Böylece en fazla zararı CHP görüyor.

***

Görüyor da ne oluyor, bu adama dur diyen olmadıktan sonra…

Mahmut Tanal dün yine sahnelerdeydi.

Bu kez Gölcüklü sanatçı Demet Akalın’a sardı.

Bakın çok bilmiş Milletvekili neler söylüyor:

“Sanatçı Demet Akalın, yeni açılan paralı İstanbul-İzmir Otoyolu’nda yolculuğunu 2 saatte tamamladığını söylüyor, fotoğraf paylaşıp iktidarı övüyor.

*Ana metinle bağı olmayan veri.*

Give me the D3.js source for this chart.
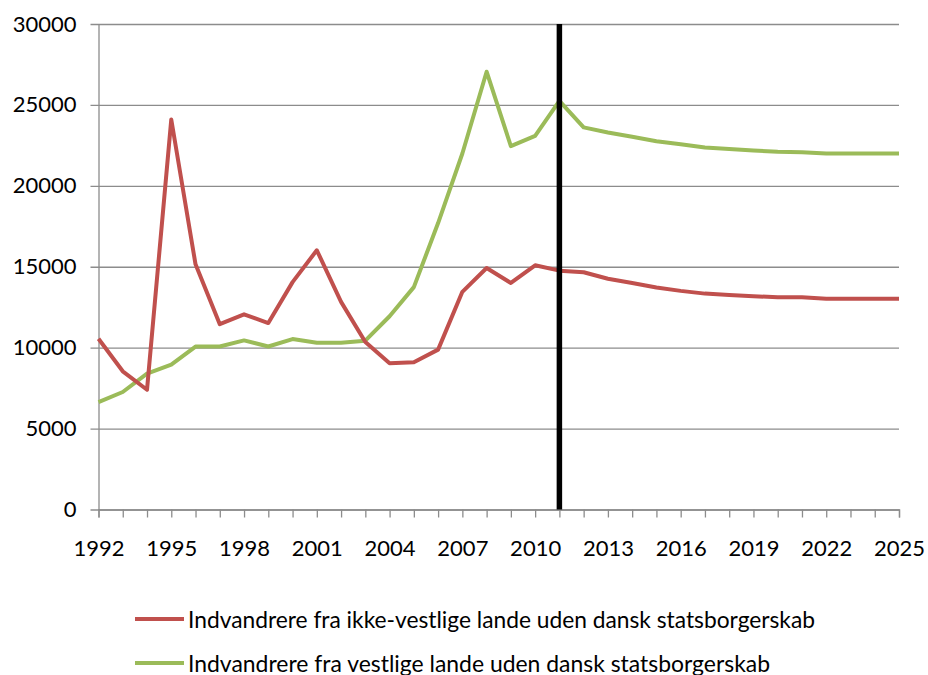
<!DOCTYPE html>
<html>
<head>
<meta charset="utf-8">
<script src="https://cdn.jsdelivr.net/npm/d3@7"></script>
<style>
  body { margin: 0; background: #fff; }
  text { font-family: Lato, "Open Sans", sans-serif; fill: #000; }
</style>
</head>
<body>
<div id="chart"></div>
<script>
// Data
var years = d3.range(1992, 2026);
var nonWestern = [10550, 8540, 7400, 24100, 15150, 11450, 12060, 11520, 14050, 16020,
  12830, 10350, 9040, 9100, 9880, 13450, 14920, 14000, 15090, 14760,
  14660, 14260, 14000, 13720, 13510, 13340, 13260, 13180, 13110, 13110,
  13030, 13030, 13030, 13030];
var western = [6640, 7260, 8390, 8950, 10070, 10070, 10450, 10070, 10530, 10310,
  10310, 10430, 11940, 13740, 17700, 22000, 27050, 22450, 23090, 25250,
  23610, 23300, 23030, 22760, 22570, 22370, 22270, 22180, 22100, 22080,
  22000, 22000, 22000, 22000];
var seriesNames = [
  "Indvandrere fra ikke-vestlige lande uden dansk statsborgerskab",
  "Indvandrere fra vestlige lande uden dansk statsborgerskab"
];
var yTicks = [0, 5000, 10000, 15000, 20000, 25000, 30000];
var xLabelYears = d3.range(1992, 2026, 3);
var markerYear = 2011;

var W = 928, H = 675;
var plot = {left: 98.5, right: 899, top: 24, bottom: 509.5};

var svg = d3.select("#chart").append("svg")
  .attr("width", W)
  .attr("height", H);

var x = d3.scaleLinear().domain([1992, 2025]).range([plot.left, plot.right]);
var y = d3.scaleLinear().domain([0, 30000]).range([plot.bottom, plot.top]);

// gridlines
svg.append("g")
  .attr("transform", "translate(" + (plot.left - 8) + ",0)")
  .call(d3.axisRight(y).tickValues(yTicks).tickSize(plot.right - plot.left + 8).tickFormat(""))
  .call(g => g.select(".domain").remove())
  .selectAll("line")
  .attr("stroke", "#8c8c8c")
  .attr("stroke-width", 1.3);

// y axis
svg.append("g")
  .attr("transform", "translate(" + plot.left + ",0)")
  .call(d3.axisLeft(y).tickValues(yTicks).tickSize(0).tickPadding(22).tickFormat(d3.format("d")))
  .call(g => g.select(".domain").attr("stroke", "#8c8c8c").attr("stroke-width", 1.3))
  .selectAll("text")
  .style("font-size", "22px");

// x axis
var xAxis = svg.append("g")
  .attr("transform", "translate(0," + plot.bottom + ")")
  .call(d3.axisBottom(x).tickValues(years).tickSize(8).tickPadding(23)
    .tickFormat(d => xLabelYears.indexOf(d) >= 0 ? d : ""));
xAxis.select(".domain").attr("stroke", "#8c8c8c").attr("stroke-width", 1.3);
xAxis.selectAll("line").attr("stroke", "#8c8c8c").attr("stroke-width", 1.3);
xAxis.selectAll("text").style("font-size", "22px");

// lines
var line = d3.line()
  .x((d, i) => x(years[i]))
  .y(d => y(d));

svg.append("path")
  .datum(western)
  .attr("fill", "none")
  .attr("stroke", "#9bbb59")
  .attr("stroke-width", 4)
  .attr("stroke-linejoin", "round")
  .attr("d", line);

svg.append("path")
  .datum(nonWestern)
  .attr("fill", "none")
  .attr("stroke", "#c0504d")
  .attr("stroke-width", 4)
  .attr("stroke-linejoin", "round")
  .attr("d", line);

// vertical marker
svg.append("line")
  .attr("x1", x(markerYear)).attr("x2", x(markerYear))
  .attr("y1", y(30000)).attr("y2", y(0))
  .attr("stroke", "#000")
  .attr("stroke-width", 5.5);

// legend
var colors = ["#c0504d", "#9bbb59"];
var textLen = [627, 582];
var legend = svg.append("g");
seriesNames.forEach(function(name, i) {
  var ly = 619 + i * 44;
  legend.append("line")
    .attr("x1", 135).attr("x2", 184)
    .attr("y1", ly).attr("y2", ly)
    .attr("stroke", colors[i])
    .attr("stroke-width", 4);
  legend.append("text")
    .attr("x", 188)
    .attr("y", ly + 9)
    .attr("textLength", textLen[i])
    .attr("lengthAdjust", "spacingAndGlyphs")
    .style("font-size", "23px")
    .text(name);
});
</script>
</body>
</html>
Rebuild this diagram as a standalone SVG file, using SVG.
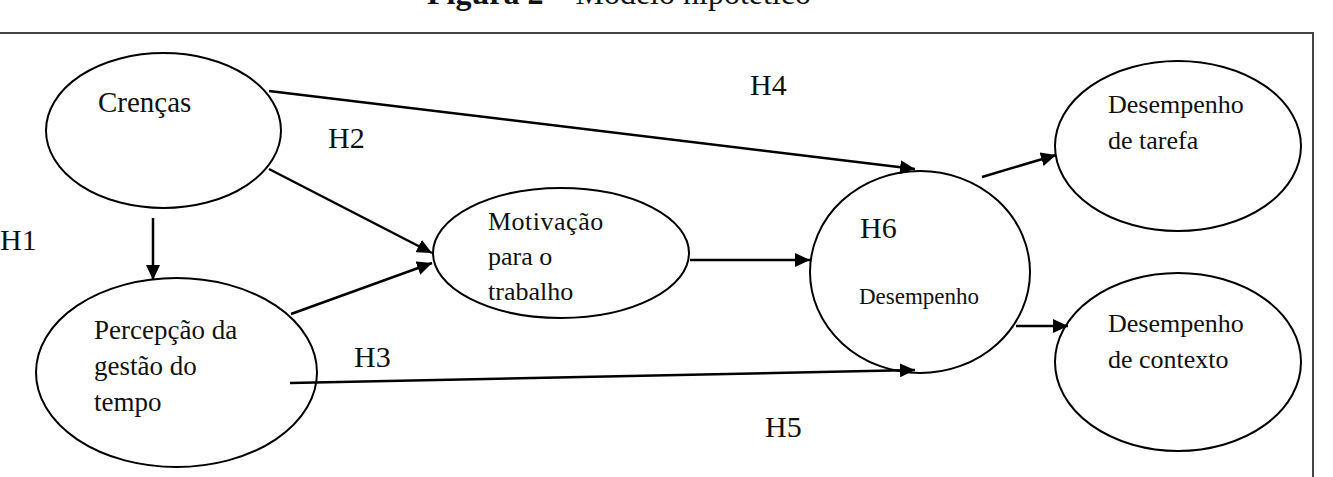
<svg xmlns="http://www.w3.org/2000/svg" width="1333" height="477" viewBox="0 0 1333 477">
<style>
.n{fill:#fff;stroke:#000;stroke-width:2}
.t{font-family:"Liberation Serif","Times New Roman",serif;fill:#111}
.c{stroke:#000;stroke-width:2.5;fill:none;marker-end:url(#ah)}
</style>
<defs>
<marker id="ah" markerUnits="userSpaceOnUse" markerWidth="16" markerHeight="14" refX="15" refY="7" orient="auto">
<path d="M0,0 L15,7 L0,14 z" fill="#000"/>
</marker>
</defs>
<rect width="1333" height="477" fill="#fff"/>
<text class="t" x="427" y="4" font-size="32"><tspan font-weight="bold">Figura 2</tspan> – Modelo hipotético</text>
<rect x="-5" y="33" width="1318" height="460" fill="none" stroke="#444" stroke-width="2"/>
<g id="labels">
<text class="t" x="0" y="250" font-size="30">H1</text>
<text class="t" x="328" y="148" font-size="30">H2</text>
<text class="t" x="354" y="367" font-size="30">H3</text>
<text class="t" x="750" y="95" font-size="30">H4</text>
<text class="t" x="765" y="437" font-size="30">H5</text>
</g>
<g id="crencas">
<ellipse class="n" cx="163.5" cy="130.5" rx="117.5" ry="77.5"/>
<text class="t" x="98" y="112" font-size="29">Crenças</text>
</g>
<g id="percepcao">
<ellipse class="n" cx="176.5" cy="372.5" rx="140.5" ry="94.5"/>
<text class="t" font-size="27"><tspan x="94" y="339">Percepção da</tspan><tspan x="94" y="375">gestão do</tspan><tspan x="94" y="411">tempo</tspan></text>
</g>
<g id="motivacao">
<ellipse class="n" cx="561" cy="253" rx="128" ry="65"/>
<text class="t" font-size="26"><tspan x="488" y="230" letter-spacing="0.5">Motivação</tspan><tspan x="488" y="265">para o</tspan><tspan x="488" y="300">trabalho</tspan></text>
</g>
<g id="desempenho">
<ellipse class="n" cx="920" cy="272" rx="110" ry="101"/>
<text class="t" x="860" y="238" font-size="30">H6</text>
<text class="t" x="859" y="304" font-size="23">Desempenho</text>
</g>
<g id="tarefa">
<ellipse class="n" cx="1178" cy="146" rx="123" ry="85"/>
<text class="t" font-size="26"><tspan x="1108" y="113">Desempenho</tspan><tspan x="1108" y="149">de tarefa</tspan></text>
</g>
<g id="contexto">
<ellipse class="n" cx="1178" cy="362" rx="123" ry="89"/>
<text class="t" font-size="26"><tspan x="1108" y="332">Desempenho</tspan><tspan x="1108" y="368">de contexto</tspan></text>
</g>
<g id="connectors">
<line class="c" x1="153" y1="218" x2="153" y2="280"/>
<line class="c" x1="269" y1="169" x2="432" y2="253"/>
<line class="c" x1="291" y1="314" x2="432" y2="263"/>
<line class="c" x1="269" y1="91" x2="915" y2="169"/>
<line class="c" x1="290" y1="383" x2="915" y2="370"/>
<line class="c" x1="690" y1="260" x2="810" y2="260"/>
<line class="c" x1="982" y1="177" x2="1056" y2="155"/>
<line class="c" x1="1016" y1="326" x2="1068" y2="326"/>
</g>
</svg>
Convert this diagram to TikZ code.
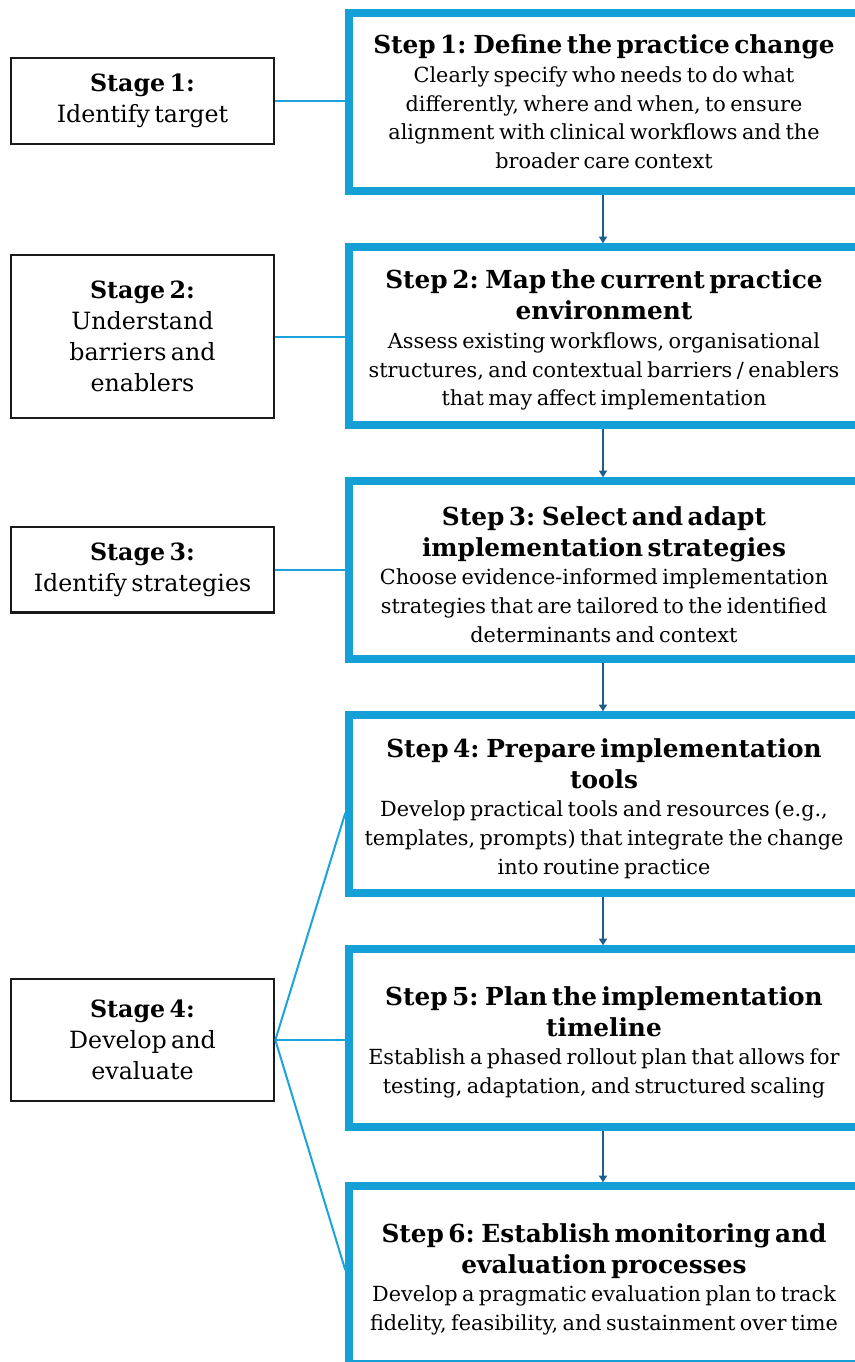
\documentclass[tikz,border=0pt]{standalone}
\usepackage{fontspec}
\setmainfont{DejaVu Serif}[WordSpace=1.15]
\usetikzlibrary{arrows.meta,calc}
\definecolor{stepblue}{HTML}{14A0D7}
\definecolor{linkblue}{HTML}{1CA3DB}
\definecolor{arrowblue}{HTML}{1D5E8A}
\definecolor{stageblack}{HTML}{1A1A1A}
\newcommand{\tfont}{\fontsize{18.6pt}{23.25pt}\selectfont\bfseries}
\newcommand{\bfnt}{\fontsize{15.6pt}{21.5pt}\selectfont\mdseries}
\newcommand{\sfnt}{\fontsize{17.8pt}{23.25pt}\selectfont}
\newcommand{\dropdown}{\rule{0pt}{20.5pt}}
\tikzset{
  stepbox/.style={draw=stepblue, line width=5.6pt, minimum width=382.5pt, minimum height=133.5pt, inner sep=0pt, text width=372pt, align=center},
  stagebox/.style={draw=stageblack, line width=2pt, minimum width=197.25pt, inner sep=0pt, text width=192pt, align=center},
  link/.style={draw=linkblue, line width=1.5pt},
  flow/.style={draw=arrowblue, line width=1.5pt, -{Triangle[width=6pt,length=5pt]}}
}
\begin{document}
\begin{tikzpicture}[x=0.75pt,y=-0.75pt]
\useasboundingbox (0,0) rectangle (855,1362);
\clip (0,0) rectangle (855,1362);
\fill[white] (0,0) rectangle (855,1362);
% step boxes
\node[stepbox] (s1) at (604,102) {\tfont Step 1: Define the practice change\par\bfnt Clearly specify who needs to do what\\differently, where and when, to ensure\\alignment with clinical workflows and the\\broader care context\par};
\node[stepbox] (s2) at (604,336) {\tfont\dropdown Step 2: Map the current practice\\environment\par\bfnt Assess existing workflows, organisational\\structures, and contextual barriers / enablers\\that may affect implementation\par};
\node[stepbox] (s3) at (604,570) {\tfont\dropdown Step 3: Select and adapt\\implementation strategies\par\bfnt Choose evidence-informed implementation\\strategies that are tailored to the identified\\determinants and context\par};
\node[stepbox] (s4) at (604,804) {\tfont\dropdown Step 4: Prepare implementation\\tools\par\bfnt Develop practical tools and resources (e.g.,\\templates, prompts) that integrate the change\\into routine practice\par};
\node[stepbox] (s5) at (604,1038) {\tfont\dropdown Step 5: Plan the implementation\\timeline\par\bfnt Establish a phased rollout plan that allows for\\testing, adaptation, and structured scaling\par};
\node[stepbox] (s6) at (604,1275) {\tfont\dropdown Step 6: Establish monitoring and\\evaluation processes\par\bfnt Develop a pragmatic evaluation plan to track\\fidelity, feasibility, and sustainment over time\par};
% stage boxes
\node[stagebox, minimum height=64.5pt] (g1) at (142.5,101) {\sfnt\textbf{Stage 1:}\\Identify target\par};
\node[stagebox, minimum height=122pt] (g2) at (142.5,336.5) {\sfnt\textbf{Stage 2:}\\Understand\\barriers and\\enablers\par};
\node[stagebox, minimum height=64pt] (g3) at (142.5,569.5) {\sfnt\textbf{Stage 3:}\\Identify strategies\par};
\node[stagebox, minimum height=91.5pt] (g4) at (142.5,1040) {\sfnt\textbf{Stage 4:}\\Develop and\\evaluate\par};
% links
\draw[link] (g1.east) -- (g1.east -| s1.west);
\draw[link] (g2.east) -- (g2.east -| s2.west);
\draw[link] (g3.east) -- (g3.east -| s3.west);
\draw[link] (g4.east) -- ([yshift=-6.75pt]s4.west);
\draw[link] (g4.east) -- (g4.east -| s5.west);
\draw[link] (g4.east) -- ([yshift=3.75pt]s6.west);
% flow arrows
\draw[flow] ([xshift=-0.75pt]s1.south) -- ([xshift=-0.75pt]s2.north);
\draw[flow] ([xshift=-0.75pt]s2.south) -- ([xshift=-0.75pt]s3.north);
\draw[flow] ([xshift=-0.75pt]s3.south) -- ([xshift=-0.75pt]s4.north);
\draw[flow] ([xshift=-0.75pt]s4.south) -- ([xshift=-0.75pt]s5.north);
\draw[flow] ([xshift=-0.75pt]s5.south) -- ([xshift=-0.75pt]s6.north);
\end{tikzpicture}
\end{document}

Cumhurbaşkanı Erdoğan ise Akalın’ı telefonla arayıp teşekkür ediyor. Gelelim herkesin atladığı ayrıntıya;

​ Açılışı yapılan İstanbul-İzmir Otoyolu, 426 kilometre.

Otomobillerin otoyollardaki hız sınırı 120 kilometre.

Sabit 120 km hızla hareket edilse bile yolculuk 3 saat 33 dakika sürer.

Peki nasıl oluyor da Demet Akalın yolculuğunu 2 saatte tamamlıyor?”

“Demet Akalın, açıkça Karayolları Yönetmeliği’nin hız kurallarını düzenleyen 100. maddesini ihlal etmiş oluyor.

Trafik kurallarını ihlal eden, kanunu dinlemeyen Demet Akalın için Cumhuriyet Savcılarını göreve davet ediyorum.

​ Trafik kurallarını ihlal eden, kanunu dinlemeyen birisine, Cumhurbaşkanı da nasıl olur da telefonla arayıp teşekkür eder?

Cumhurbaşkanı hakkında da suç ve suçluyu övmekten soruşturma açılması gerekiyor.”

***

Allah aşkına söyleyin…!

Bunun neresinden tutalım?

Mahmut Tanal’ın yaptığı bu hesabın Bahçeli’nin MHP’nin 40. Yılını işaret etmek için yaptığı o komik hesaptan ne farkı var?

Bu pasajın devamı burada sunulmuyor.